I heard stories of how he had just arrived in the south pacific when the second atomic bomb was dropped on Japan. How the World Trade Center attack felt very much like the Pearl Harbor attack. How rare it was that his father had a car in 1929, and that was because he used it for sales from his bedding store. How he started walking to school at age 7, hand in hand with his parents.

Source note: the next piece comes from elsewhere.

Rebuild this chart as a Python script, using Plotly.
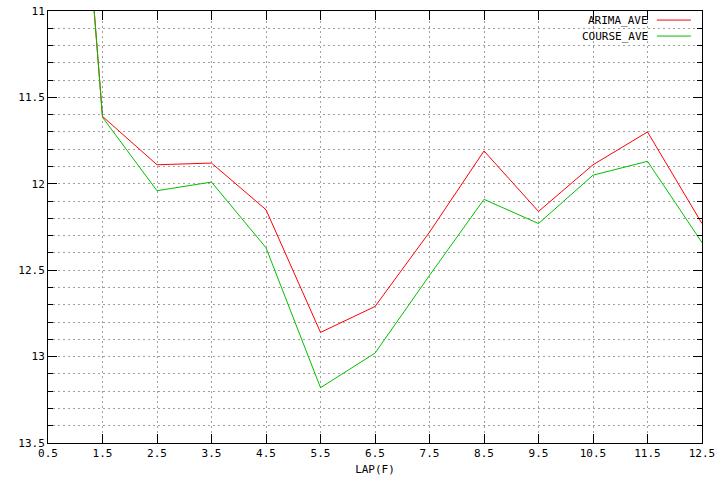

It reminded me of my first time in the Caribbean on a sailboat, talking with the older cruisers. Every person, 100%, said they wished they had gotten out of the rat race earlier. There was audible envy that I was living care-free at age 26. It took several years for that to sink in, back in the rat race. Then several more years to wait out the great recession. Then I found Mr. Money Mustache, who was living purposefully, the way I had accidentally fallen into it. His blog clarified a great deal for me, and pointed out details, such as FIREcalc, that convinced me now was the time to live my life. Then I started convincing Jenn. Undoubtedly the hardest thing I’ve ever done. Nearly gave up on several occasions.
The plan is to move to the coast this summer, perhaps Aug 1! Save up a few more shekels before then, take a few trips (Canada! Alaska!) to spend time with family. I might even be able to tolerate this job that long.
Maybe by then I’ll start writing something that’s fun and happy, not this stuck up crap any more.